**EXERCISE AIM:**
Write out the listing below exactly, and omit any images you find in it.

**SUPPLIED INFORMATION:**
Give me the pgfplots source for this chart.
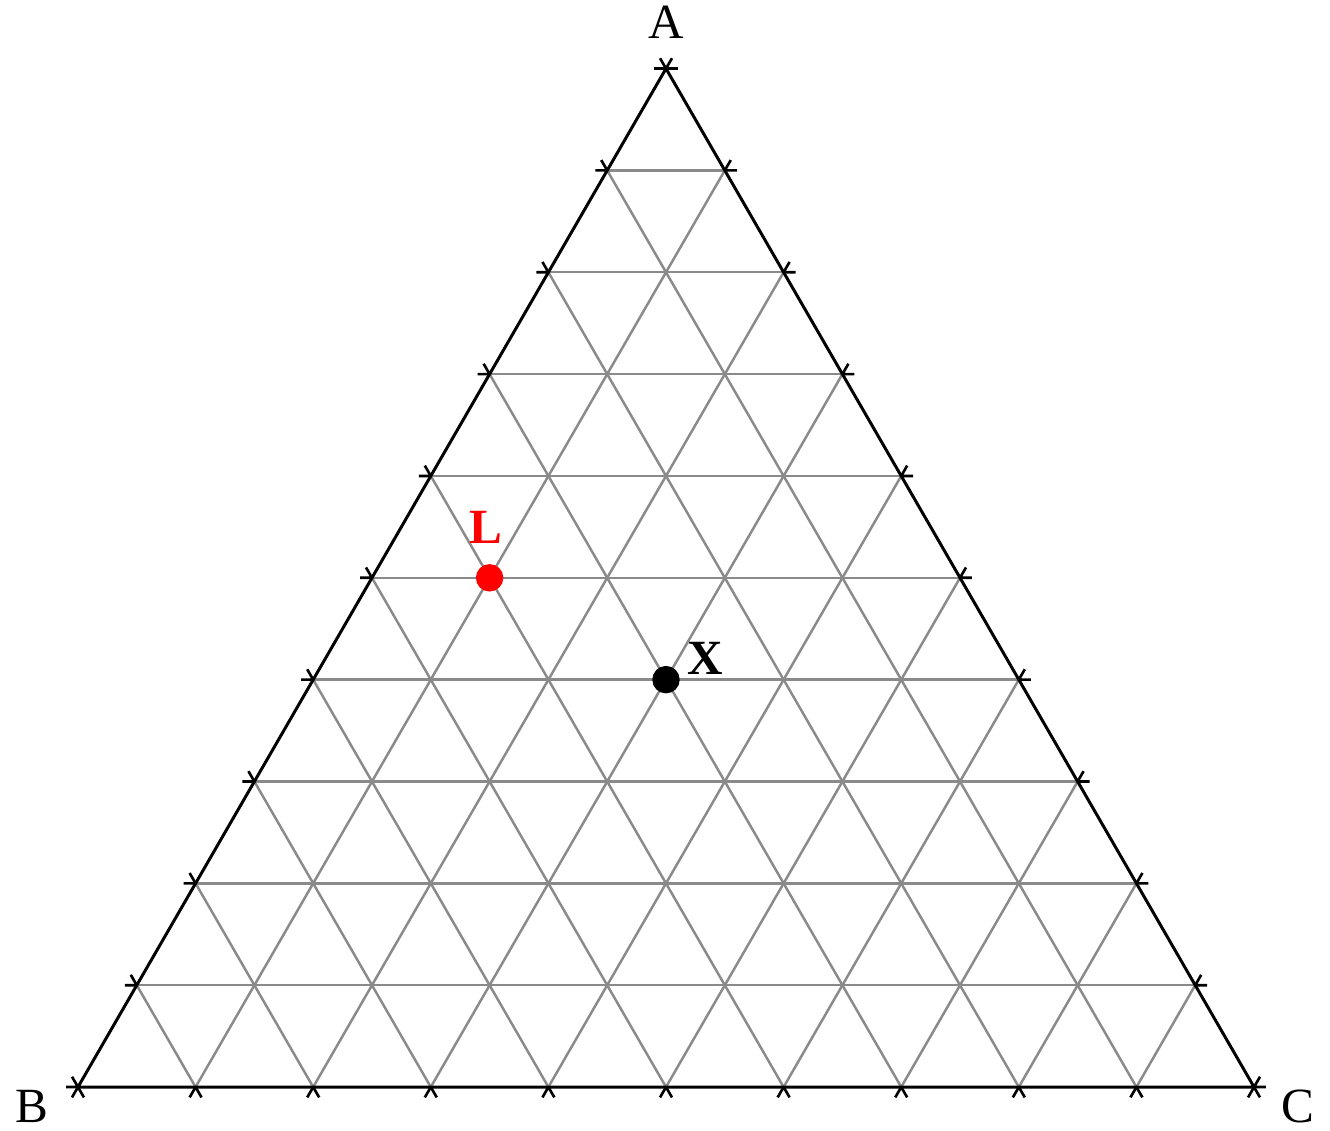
\documentclass[border=0pt]{standalone}
\usepackage{pgfplots}
\pgfplotsset{compat=1.18}
\usepackage{fontspec}
\setmainfont{Liberation Serif}

% short tick strokes where grid lines leave the triangle
\pgfdeclareplotmark{tickl}{%
  \pgfpathmoveto{\pgfpoint{-\pgfplotmarksize}{0pt}}%
  \pgfpathlineto{\pgfpointorigin}%
  \pgfpathlineto{\pgfpointpolar{120}{\pgfplotmarksize}}%
  \pgfusepathqstroke}
\pgfdeclareplotmark{tickr}{%
  \pgfpathmoveto{\pgfpoint{\pgfplotmarksize}{0pt}}%
  \pgfpathlineto{\pgfpointorigin}%
  \pgfpathlineto{\pgfpointpolar{60}{\pgfplotmarksize}}%
  \pgfusepathqstroke}
\pgfdeclareplotmark{tickb}{%
  \pgfpathmoveto{\pgfpointpolar{240}{\pgfplotmarksize}}%
  \pgfpathlineto{\pgfpointorigin}%
  \pgfpathlineto{\pgfpointpolar{300}{\pgfplotmarksize}}%
  \pgfusepathqstroke}

\definecolor{gridgray}{HTML}{8A8A8A}

\begin{document}
\begin{tikzpicture}
\begin{axis}[
    x=11.76cm, y=11.76cm,
    scale only axis,
    xmin=-0.0663, xmax=1.0646,
    ymin=-0.0366, ymax=0.9243,
    hide axis,
    clip=false,
    every axis plot/.append style={line join=round},
]
\path (rel axis cs:0,0) rectangle (rel axis cs:1,1);

% --- grid: constant A (horizontal) ---
\pgfplotsset{grid line/.style={gridgray, line width=0.7pt, forget plot}}
\addplot[grid line] coordinates {(0.05,0.0866) (0.95,0.0866)};
\addplot[grid line] coordinates {(0.10,0.1732) (0.90,0.1732)};
\addplot[grid line] coordinates {(0.15,0.2598) (0.85,0.2598)};
\addplot[grid line] coordinates {(0.20,0.3464) (0.80,0.3464)};
\addplot[grid line] coordinates {(0.25,0.4330) (0.75,0.4330)};
\addplot[grid line] coordinates {(0.30,0.5196) (0.70,0.5196)};
\addplot[grid line] coordinates {(0.35,0.6062) (0.65,0.6062)};
\addplot[grid line] coordinates {(0.40,0.6928) (0.60,0.6928)};
\addplot[grid line] coordinates {(0.45,0.7794) (0.55,0.7794)};
% --- grid: constant C ---
\addplot[grid line] coordinates {(0.1,0) (0.55,0.7794)};
\addplot[grid line] coordinates {(0.2,0) (0.60,0.6928)};
\addplot[grid line] coordinates {(0.3,0) (0.65,0.6062)};
\addplot[grid line] coordinates {(0.4,0) (0.70,0.5196)};
\addplot[grid line] coordinates {(0.5,0) (0.75,0.4330)};
\addplot[grid line] coordinates {(0.6,0) (0.80,0.3464)};
\addplot[grid line] coordinates {(0.7,0) (0.85,0.2598)};
\addplot[grid line] coordinates {(0.8,0) (0.90,0.1732)};
\addplot[grid line] coordinates {(0.9,0) (0.95,0.0866)};
% --- grid: constant B ---
\addplot[grid line] coordinates {(0.9,0) (0.45,0.7794)};
\addplot[grid line] coordinates {(0.8,0) (0.40,0.6928)};
\addplot[grid line] coordinates {(0.7,0) (0.35,0.6062)};
\addplot[grid line] coordinates {(0.6,0) (0.30,0.5196)};
\addplot[grid line] coordinates {(0.5,0) (0.25,0.4330)};
\addplot[grid line] coordinates {(0.4,0) (0.20,0.3464)};
\addplot[grid line] coordinates {(0.3,0) (0.15,0.2598)};
\addplot[grid line] coordinates {(0.2,0) (0.10,0.1732)};
\addplot[grid line] coordinates {(0.1,0) (0.05,0.0866)};

% --- triangle ---
\addplot[black, line width=0.85pt] coordinates {(0,0) (1,0) (0.5,0.8660) (0,0)};

% --- ticks ---
\pgfplotsset{tick set/.style={only marks, mark size=3.4pt, mark options={black, line width=0.75pt}}}
\addplot[tick set, mark=tickl]
coordinates {(0,0) (0.05,0.0866) (0.10,0.1732) (0.15,0.2598) (0.20,0.3464) (0.25,0.4330)
             (0.30,0.5196) (0.35,0.6062) (0.40,0.6928) (0.45,0.7794) (0.5,0.8660)};
\addplot[tick set, mark=tickr]
coordinates {(1,0) (0.95,0.0866) (0.90,0.1732) (0.85,0.2598) (0.80,0.3464) (0.75,0.4330)
             (0.70,0.5196) (0.65,0.6062) (0.60,0.6928) (0.55,0.7794) (0.5,0.8660)};
\addplot[tick set, mark=tickb]
coordinates {(0,0) (0.1,0) (0.2,0) (0.3,0) (0.4,0) (0.5,0) (0.6,0) (0.7,0) (0.8,0) (0.9,0) (1,0)};

% --- points ---
\addplot[only marks, mark=*, mark size=3.7pt, red] coordinates {(0.35,0.4330)};
\addplot[only marks, mark=*, mark size=3.7pt, black] coordinates {(0.5,0.3464)};

% --- labels ---
\tikzset{lbl/.style={inner sep=0pt, font=\fontsize{14}{16}\selectfont}}
\node[lbl] at (axis cs:0.5,0.9056) {A};
\node[lbl] at (axis cs:-0.039,-0.0165) {B};
\node[lbl] at (axis cs:1.0374,-0.0165) {C};
\node[lbl, font=\fontsize{14}{16}\selectfont\bfseries, red] at (axis cs:0.347,0.476) {L};
\node[lbl, font=\fontsize{14}{16}\selectfont\bfseries] at (axis cs:0.533,0.3648) {X};
\end{axis}
\end{tikzpicture}
\end{document}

**TASK ANSWER:**
Give me the pgfplots source for this chart.
\documentclass[border=0pt]{standalone}
\usepackage{pgfplots}
\pgfplotsset{compat=1.18}
\usepackage{fontspec}
\setmainfont{Liberation Serif}

% short tick strokes where grid lines leave the triangle
\pgfdeclareplotmark{tickl}{%
  \pgfpathmoveto{\pgfpoint{-\pgfplotmarksize}{0pt}}%
  \pgfpathlineto{\pgfpointorigin}%
  \pgfpathlineto{\pgfpointpolar{120}{\pgfplotmarksize}}%
  \pgfusepathqstroke}
\pgfdeclareplotmark{tickr}{%
  \pgfpathmoveto{\pgfpoint{\pgfplotmarksize}{0pt}}%
  \pgfpathlineto{\pgfpointorigin}%
  \pgfpathlineto{\pgfpointpolar{60}{\pgfplotmarksize}}%
  \pgfusepathqstroke}
\pgfdeclareplotmark{tickb}{%
  \pgfpathmoveto{\pgfpointpolar{240}{\pgfplotmarksize}}%
  \pgfpathlineto{\pgfpointorigin}%
  \pgfpathlineto{\pgfpointpolar{300}{\pgfplotmarksize}}%
  \pgfusepathqstroke}

\definecolor{gridgray}{HTML}{8A8A8A}

\begin{document}
\begin{tikzpicture}
\begin{axis}[
    x=11.76cm, y=11.76cm,
    scale only axis,
    xmin=-0.0663, xmax=1.0646,
    ymin=-0.0366, ymax=0.9243,
    hide axis,
    clip=false,
    every axis plot/.append style={line join=round},
]
\path (rel axis cs:0,0) rectangle (rel axis cs:1,1);

% --- grid: constant A (horizontal) ---
\pgfplotsset{grid line/.style={gridgray, line width=0.7pt, forget plot}}
\addplot[grid line] coordinates {(0.05,0.0866) (0.95,0.0866)};
\addplot[grid line] coordinates {(0.10,0.1732) (0.90,0.1732)};
\addplot[grid line] coordinates {(0.15,0.2598) (0.85,0.2598)};
\addplot[grid line] coordinates {(0.20,0.3464) (0.80,0.3464)};
\addplot[grid line] coordinates {(0.25,0.4330) (0.75,0.4330)};
\addplot[grid line] coordinates {(0.30,0.5196) (0.70,0.5196)};
\addplot[grid line] coordinates {(0.35,0.6062) (0.65,0.6062)};
\addplot[grid line] coordinates {(0.40,0.6928) (0.60,0.6928)};
\addplot[grid line] coordinates {(0.45,0.7794) (0.55,0.7794)};
% --- grid: constant C ---
\addplot[grid line] coordinates {(0.1,0) (0.55,0.7794)};
\addplot[grid line] coordinates {(0.2,0) (0.60,0.6928)};
\addplot[grid line] coordinates {(0.3,0) (0.65,0.6062)};
\addplot[grid line] coordinates {(0.4,0) (0.70,0.5196)};
\addplot[grid line] coordinates {(0.5,0) (0.75,0.4330)};
\addplot[grid line] coordinates {(0.6,0) (0.80,0.3464)};
\addplot[grid line] coordinates {(0.7,0) (0.85,0.2598)};
\addplot[grid line] coordinates {(0.8,0) (0.90,0.1732)};
\addplot[grid line] coordinates {(0.9,0) (0.95,0.0866)};
% --- grid: constant B ---
\addplot[grid line] coordinates {(0.9,0) (0.45,0.7794)};
\addplot[grid line] coordinates {(0.8,0) (0.40,0.6928)};
\addplot[grid line] coordinates {(0.7,0) (0.35,0.6062)};
\addplot[grid line] coordinates {(0.6,0) (0.30,0.5196)};
\addplot[grid line] coordinates {(0.5,0) (0.25,0.4330)};
\addplot[grid line] coordinates {(0.4,0) (0.20,0.3464)};
\addplot[grid line] coordinates {(0.3,0) (0.15,0.2598)};
\addplot[grid line] coordinates {(0.2,0) (0.10,0.1732)};
\addplot[grid line] coordinates {(0.1,0) (0.05,0.0866)};

% --- triangle ---
\addplot[black, line width=0.85pt] coordinates {(0,0) (1,0) (0.5,0.8660) (0,0)};

% --- ticks ---
\pgfplotsset{tick set/.style={only marks, mark size=3.4pt, mark options={black, line width=0.75pt}}}
\addplot[tick set, mark=tickl]
coordinates {(0,0) (0.05,0.0866) (0.10,0.1732) (0.15,0.2598) (0.20,0.3464) (0.25,0.4330)
             (0.30,0.5196) (0.35,0.6062) (0.40,0.6928) (0.45,0.7794) (0.5,0.8660)};
\addplot[tick set, mark=tickr]
coordinates {(1,0) (0.95,0.0866) (0.90,0.1732) (0.85,0.2598) (0.80,0.3464) (0.75,0.4330)
             (0.70,0.5196) (0.65,0.6062) (0.60,0.6928) (0.55,0.7794) (0.5,0.8660)};
\addplot[tick set, mark=tickb]
coordinates {(0,0) (0.1,0) (0.2,0) (0.3,0) (0.4,0) (0.5,0) (0.6,0) (0.7,0) (0.8,0) (0.9,0) (1,0)};

% --- points ---
\addplot[only marks, mark=*, mark size=3.7pt, red] coordinates {(0.35,0.4330)};
\addplot[only marks, mark=*, mark size=3.7pt, black] coordinates {(0.5,0.3464)};

% --- labels ---
\tikzset{lbl/.style={inner sep=0pt, font=\fontsize{14}{16}\selectfont}}
\node[lbl] at (axis cs:0.5,0.9056) {A};
\node[lbl] at (axis cs:-0.039,-0.0165) {B};
\node[lbl] at (axis cs:1.0374,-0.0165) {C};
\node[lbl, font=\fontsize{14}{16}\selectfont\bfseries, red] at (axis cs:0.347,0.476) {L};
\node[lbl, font=\fontsize{14}{16}\selectfont\bfseries] at (axis cs:0.533,0.3648) {X};
\end{axis}
\end{tikzpicture}
\end{document}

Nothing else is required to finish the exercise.